19 Nisan 2015

Dream About Dream

Hayatın ardına gizlenmiş esrarı ilk kez yakalar gibi oldum da, yakalar gibi olduğumu düşündüğüm anda kayıp gitti zihnimden. Böylece önümde duran eskimiş sandalyeden, karşı masada oturan yaşlı adamın eğik boynundan, caddenin karşısındaki gayretkeş satıcının ayaklarına dolaşan sırnaşık kediden, hemen yanıbaşımdaki asırlık çınar ağacının salınan yaprağından müteşekkil görüntü ortasına bir taş düşen kirli bir su birikintisi nasıl dalgalar oluşturursa, öylece geniş halkalar oluşturarak yok oldu. Bir zaman sonra dünyadaki dengenin, bütün bir ömre sığdırılmaya çalışılan sevinçlerin, tarihin tüm ıstıraplarının, örneğin küçük kardeşim Mustafa'nın çikolata sevgisinin, babamın vitesi istemsiz bir bilinçle değiştirmesinin, hızlıca devam eden bir konuşmanın ortasındaki kesik sessizliğin, incinen bir aşığın ruhundaki ince sızının aynı efsunla yoğrulmuş katmanlar olduğunu gördüm ve korktum bu gördüğüm manzaradan. 

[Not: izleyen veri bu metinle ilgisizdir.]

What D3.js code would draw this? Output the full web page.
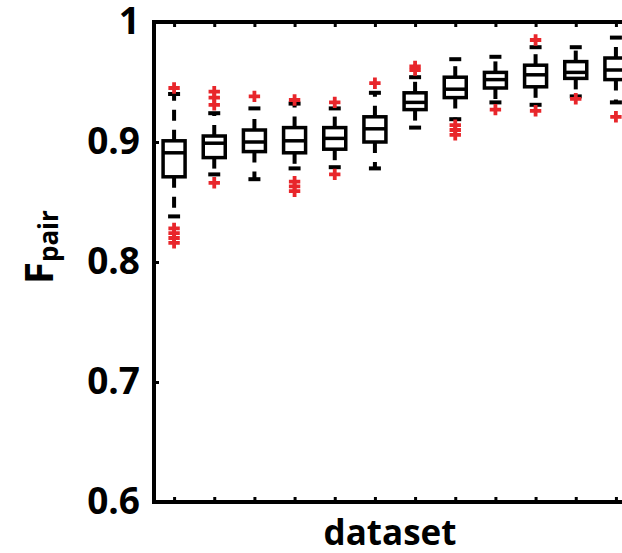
<!DOCTYPE html>
<html>
<head>
<meta charset="utf-8">
<script src="https://cdn.jsdelivr.net/npm/d3@7/dist/d3.min.js"></script>
<style>
  html, body { margin: 0; padding: 0; background: #fff; overflow: hidden; }
  svg { display: block; }
  text { font-family: "Open Sans", "Lato", sans-serif; font-weight: 700; fill: #000; }
</style>
</head>
<body>
<svg id="chart" width="622" height="553"></svg>
<script>
// Pair fidelity per dataset: box statistics
const datasets    = ["1", "2", "3", "4", "5", "6", "7", "8", "9", "10", "11", "12"];
const whiskerLow  = [0.838, 0.873, 0.869, 0.878, 0.879, 0.878, 0.912, 0.919, 0.933, 0.931, 0.938, 0.933];
const q1          = [0.871, 0.887, 0.892, 0.891, 0.894, 0.900, 0.927, 0.937, 0.945, 0.946, 0.953, 0.952];
const medians     = [0.891, 0.899, 0.900, 0.901, 0.903, 0.911, 0.933, 0.944, 0.952, 0.956, 0.958, 0.960];
const q3          = [0.901, 0.905, 0.910, 0.912, 0.912, 0.921, 0.941, 0.954, 0.958, 0.964, 0.967, 0.970];
const whiskerHigh = [0.940, 0.924, 0.928, 0.932, 0.928, 0.941, 0.954, 0.969, 0.971, 0.979, 0.979, 0.987];
const outliers = [
  [0.945, 0.828, 0.824, 0.820, 0.816],
  [0.942, 0.937, 0.931, 0.866],
  [0.938],
  [0.935, 0.867, 0.863, 0.859],
  [0.933, 0.873],
  [0.949],
  [0.963, 0.960],
  [0.914, 0.910, 0.906],
  [0.927],
  [0.985, 0.926],
  [0.936],
  [0.921]
];
const yTicks      = [0.6, 0.7, 0.8, 0.9, 1];
const yTickLabels = ["0.6", "0.7", "0.8", "0.9", "1"];

const margin = { left: 154, top: 22, bottom: 502, right: 636 };
const svg = d3.select("#chart");

const x = d3.scaleLinear()
  .domain([0.5, datasets.length + 0.5])
  .range([margin.left, margin.right]);
const y = d3.scaleLinear()
  .domain([0.6, 1])
  .range([margin.bottom, margin.top]);

const rows = datasets.map((d, i) => ({
  i: i + 1, lo: whiskerLow[i], q1: q1[i], med: medians[i], q3: q3[i], hi: whiskerHigh[i], out: outliers[i]
}));

// Axes with inward ticks
const yAxis = d3.axisLeft(y)
  .tickValues(yTicks)
  .tickFormat((d, i) => yTickLabels[i])
  .tickSizeInner(-5).tickSizeOuter(0).tickPadding(14);
const gy = svg.append("g").attr("transform", `translate(${margin.left},0)`).call(yAxis);
gy.select(".domain").remove();
gy.selectAll(".tick line").attr("stroke", "#000").attr("stroke-width", 3);
gy.selectAll(".tick text")
  .style("font-family", "'Open Sans', sans-serif").style("font-weight", 700)
  .style("font-size", "37px").attr("fill", "#000");

const xb = d3.axisBottom(x).tickValues(rows.map(r => r.i)).tickFormat("").tickSizeInner(-5).tickSizeOuter(0);
const gxb = svg.append("g").attr("transform", `translate(0,${margin.bottom})`).call(xb);
gxb.select(".domain").remove();
gxb.selectAll(".tick line").attr("stroke", "#000").attr("stroke-width", 3);

const xt = d3.axisTop(x).tickValues(rows.map(r => r.i)).tickFormat("").tickSizeInner(-5).tickSizeOuter(0);
const gxt = svg.append("g").attr("transform", `translate(0,${margin.top})`).call(xt);
gxt.select(".domain").remove();
gxt.selectAll(".tick line").attr("stroke", "#000").attr("stroke-width", 3);

// Plot frame
svg.append("rect")
  .attr("x", margin.left).attr("y", margin.top)
  .attr("width", margin.right - margin.left).attr("height", margin.bottom - margin.top)
  .attr("fill", "none").attr("stroke", "#000").attr("stroke-width", 4);

// Boxes
const boxW = 22, capW = 12;
const g = svg.append("g");
const box = g.selectAll("g.box").data(rows).join("g").attr("class", "box");

box.append("line")
  .attr("x1", d => x(d.i)).attr("x2", d => x(d.i))
  .attr("y1", d => y(d.q3)).attr("y2", d => y(d.hi))
  .attr("stroke", "#000").attr("stroke-width", 4).attr("stroke-dasharray", "11,9");
box.append("line")
  .attr("x1", d => x(d.i)).attr("x2", d => x(d.i))
  .attr("y1", d => y(d.q1)).attr("y2", d => y(d.lo))
  .attr("stroke", "#000").attr("stroke-width", 4).attr("stroke-dasharray", "11,9");
box.append("line")
  .attr("x1", d => x(d.i) - capW / 2).attr("x2", d => x(d.i) + capW / 2)
  .attr("y1", d => y(d.hi)).attr("y2", d => y(d.hi))
  .attr("stroke", "#000").attr("stroke-width", 4);
box.append("line")
  .attr("x1", d => x(d.i) - capW / 2).attr("x2", d => x(d.i) + capW / 2)
  .attr("y1", d => y(d.lo)).attr("y2", d => y(d.lo))
  .attr("stroke", "#000").attr("stroke-width", 4);
box.append("rect")
  .attr("x", d => x(d.i) - boxW / 2).attr("width", boxW)
  .attr("y", d => y(d.q3)).attr("height", d => y(d.q1) - y(d.q3))
  .attr("fill", "#fff").attr("stroke", "#000").attr("stroke-width", 3.5);
box.append("line")
  .attr("x1", d => x(d.i) - boxW / 2).attr("x2", d => x(d.i) + boxW / 2)
  .attr("y1", d => y(d.med)).attr("y2", d => y(d.med))
  .attr("stroke", "#000").attr("stroke-width", 3.5);

// Outliers
const plus = d3.symbol(d3.symbolCross, 72);
box.selectAll("path.out").data(d => d.out.map(v => ({ i: d.i, v }))).join("path")
  .attr("class", "out")
  .attr("d", plus)
  .attr("transform", d => `translate(${x(d.i)},${y(d.v)})`)
  .attr("fill", "#e8262b");

// Axis titles
svg.append("text")
  .attr("x", 390).attr("y", 545)
  .attr("text-anchor", "middle")
  .style("font-size", "35px")
  .text("dataset");

const yl = svg.append("text")
  .attr("transform", "translate(53,284) rotate(-90)")
  .attr("text-anchor", "start")
  .style("font-size", "40px");
yl.append("tspan").text("F");
yl.append("tspan").attr("dy", 5).style("font-size", "26px").text("pair");
</script>
</body>
</html>
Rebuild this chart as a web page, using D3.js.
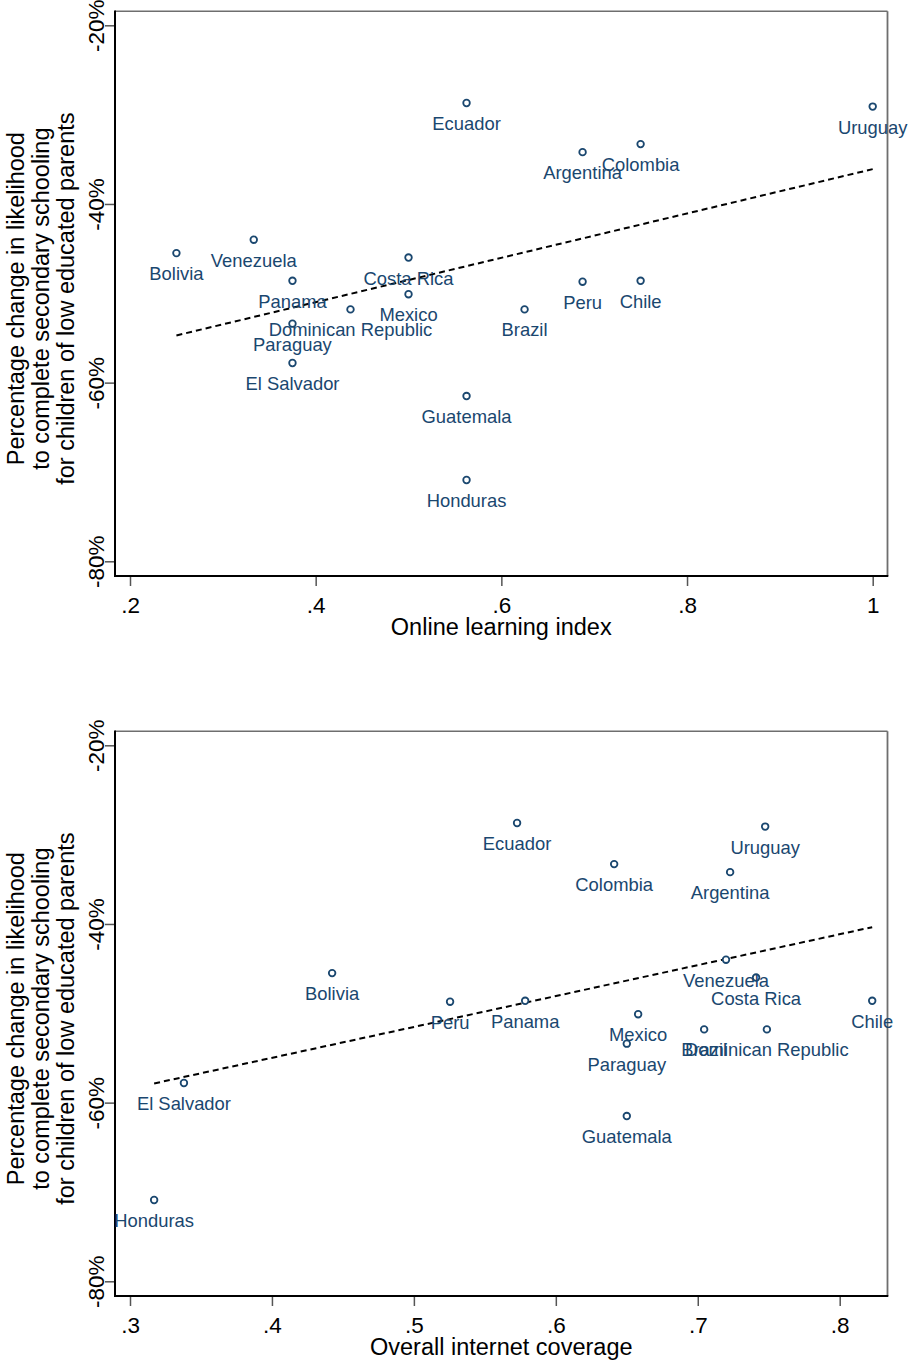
<!DOCTYPE html>
<html><head><meta charset="utf-8">
<script src="https://cdn.jsdelivr.net/npm/d3@7"></script>
<style>
html,body{margin:0;padding:0;background:#fff;}
svg{display:block;font-family:"Liberation Sans",Arial,sans-serif;}
</style></head>
<body>
<svg id="c" width="908" height="1362"></svg>
<script>
const countries = ["Ecuador","Uruguay","Argentina","Colombia","Bolivia","Venezuela","Panama","Costa Rica","Mexico","Dominican Republic","Paraguay","El Salvador","Guatemala","Honduras","Brazil","Peru","Chile"];
const pctChange = [-28.7,-29.1,-34.2,-33.3,-45.5,-44.0,-48.6,-46.0,-50.1,-51.8,-53.4,-57.8,-61.5,-70.9,-51.8,-48.7,-48.6];
const onlineIndex = [0.5625,1,0.6875,0.75,0.25,0.3333,0.375,0.5,0.5,0.4375,0.375,0.375,0.5625,0.5625,0.625,0.6875,0.75];
const internetCoverage = [0.5727,0.7475,0.7228,0.6411,0.4424,0.7199,0.5784,0.7411,0.658,0.7487,0.65,0.338,0.65,0.317,0.7045,0.5255,0.8229];
const yTicks = [-20,-40,-60,-80];
const xTicksTop = [0.2,0.4,0.6,0.8,1];
const xTicksBottom = [0.3,0.4,0.5,0.6,0.7,0.8];
const yTitleLines = ["Percentage change in likelihood","to complete secondary schooling","for children of low educated parents"];

const svg = d3.select("#c");
const navy = "#1a476f";

function fmtX(v){ return v === 1 ? "1" : d3.format(".1f")(v).replace(/^0/, ""); }

function panel(offsetY, xs, xDomain, xRange, xTicks, xTitle){
  const g = svg.append("g").attr("transform", `translate(0,${offsetY})`);
  const box = {l:115, r:887.5, t:11.3, b:576};
  const x = d3.scaleLinear().domain(xDomain).range(xRange);
  const y = d3.scaleLinear().domain([-20,-80]).range([25.3,561.3]);

  g.append("line").attr("x1",box.l).attr("x2",box.r).attr("y1",box.t).attr("y2",box.t)
    .attr("stroke","#6e6e6e").attr("stroke-width",1.5);
  g.append("line").attr("x1",box.r).attr("x2",box.r).attr("y1",box.t).attr("y2",box.b)
    .attr("stroke","#6e6e6e").attr("stroke-width",1.8);

  const ya = g.append("g").attr("transform",`translate(${box.l},0)`)
    .call(d3.axisLeft(y).tickValues(yTicks).tickSize(10).tickSizeOuter(0).tickFormat(d=>d+"%"));
  ya.select(".domain").remove();
  ya.selectAll(".tick line").attr("stroke","#555").attr("stroke-width",1.5);
  ya.selectAll(".tick text").attr("x",null).attr("dy",null)
    .attr("transform","translate(-11.5,0) rotate(-90)")
    .attr("text-anchor","middle").attr("font-size",22.5).attr("fill","#000")
    .style("font-family",'"Liberation Sans",Arial,sans-serif');

  const xa = g.append("g").attr("transform",`translate(0,${box.b})`)
    .call(d3.axisBottom(x).tickValues(xTicks).tickSize(10).tickSizeOuter(0).tickFormat(fmtX));
  xa.select(".domain").remove();
  xa.selectAll(".tick line").attr("stroke","#555").attr("stroke-width",1.5);
  xa.selectAll(".tick text").attr("y",36.5).attr("dy",null)
    .attr("font-size",22.5).attr("fill","#000")
    .style("font-family",'"Liberation Sans",Arial,sans-serif');

  g.append("line").attr("x1",box.l).attr("x2",box.l).attr("y1",box.t-0.7).attr("y2",box.b+1)
    .attr("stroke","#000").attr("stroke-width",2);
  g.append("line").attr("x1",box.l-1).attr("x2",box.r+0.8).attr("y1",box.b).attr("y2",box.b)
    .attr("stroke","#000").attr("stroke-width",2);

  g.append("text").attr("x",(box.l+box.r)/2).attr("y",box.b+59).attr("text-anchor","middle")
    .attr("font-size",23.5).attr("fill","#000").text(xTitle);
  const yt = g.append("text").attr("transform",`translate(0,${(box.t+box.b)/2 + 5}) rotate(-90)`)
    .attr("text-anchor","middle").attr("font-size",23.5).attr("fill","#000");
  yTitleLines.forEach((t,i)=>{
    yt.append("tspan").attr("x",0).attr("y",23.5 + i*25).text(t);
  });

  const pts = xs.map((v,i)=>({x:v,y:pctChange[i],name:countries[i]}));
  const mx = d3.mean(pts,d=>d.x), my = d3.mean(pts,d=>d.y);
  const sxy = d3.sum(pts,d=>(d.x-mx)*(d.y-my)), sxx = d3.sum(pts,d=>(d.x-mx)**2);
  const b = sxy/sxx, a = my - b*mx;
  const ext = d3.extent(pts,d=>d.x);
  g.append("path").datum(ext.map(v=>[v, a+b*v]))
    .attr("d", d3.line().x(d=>x(d[0])).y(d=>y(d[1])))
    .attr("fill","none").attr("stroke","#000").attr("stroke-width",2)
    .attr("stroke-dasharray","6,4");

  g.selectAll("circle.pt").data(pts).join("circle").attr("class","pt")
    .attr("cx",d=>x(d.x)).attr("cy",d=>y(d.y)).attr("r",3.3)
    .attr("fill","#fff").attr("stroke",navy).attr("stroke-width",1.8);
  g.selectAll("text.lbl").data(pts).join("text").attr("class","lbl")
    .attr("x",d=>x(d.x)).attr("y",d=>y(d.y)+27).attr("text-anchor","middle")
    .attr("font-size",18.4).attr("fill",navy).text(d=>d.name);
}

panel(0, onlineIndex, [0.2,1], [130,872.7], xTicksTop, "Online learning index");
panel(720, internetCoverage, [0.3,0.8], [130,839.7], xTicksBottom, "Overall internet coverage");
</script>
</body></html>
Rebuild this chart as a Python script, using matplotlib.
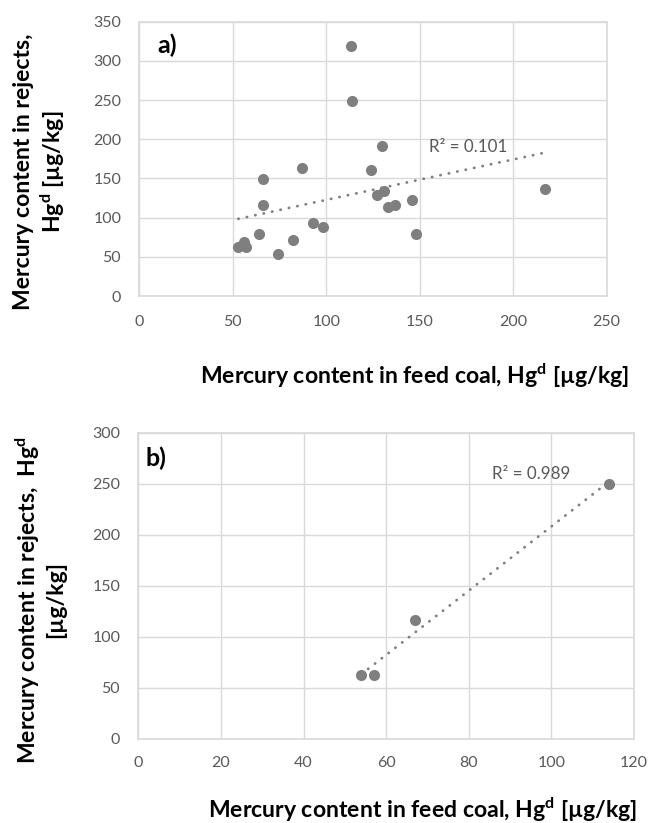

Korkuma yenilmezden az önce kalktım oturduğum o çay bahçesinden. Zira adaletin terazisi yanlış tartıyordu, feleğin çemberi hepimizi kandırıyordu, tek kanallı dünyada hep aynı film oynuyordu.

Yürüdüm. Anladım ki, şu kaldırımlar, şu birbirine yaslanmış yorgun evler, şu gürültülü cadde, yaşandıkça tükenen şu ömür, yüce bir sessizliği tamamlıyordu sadece.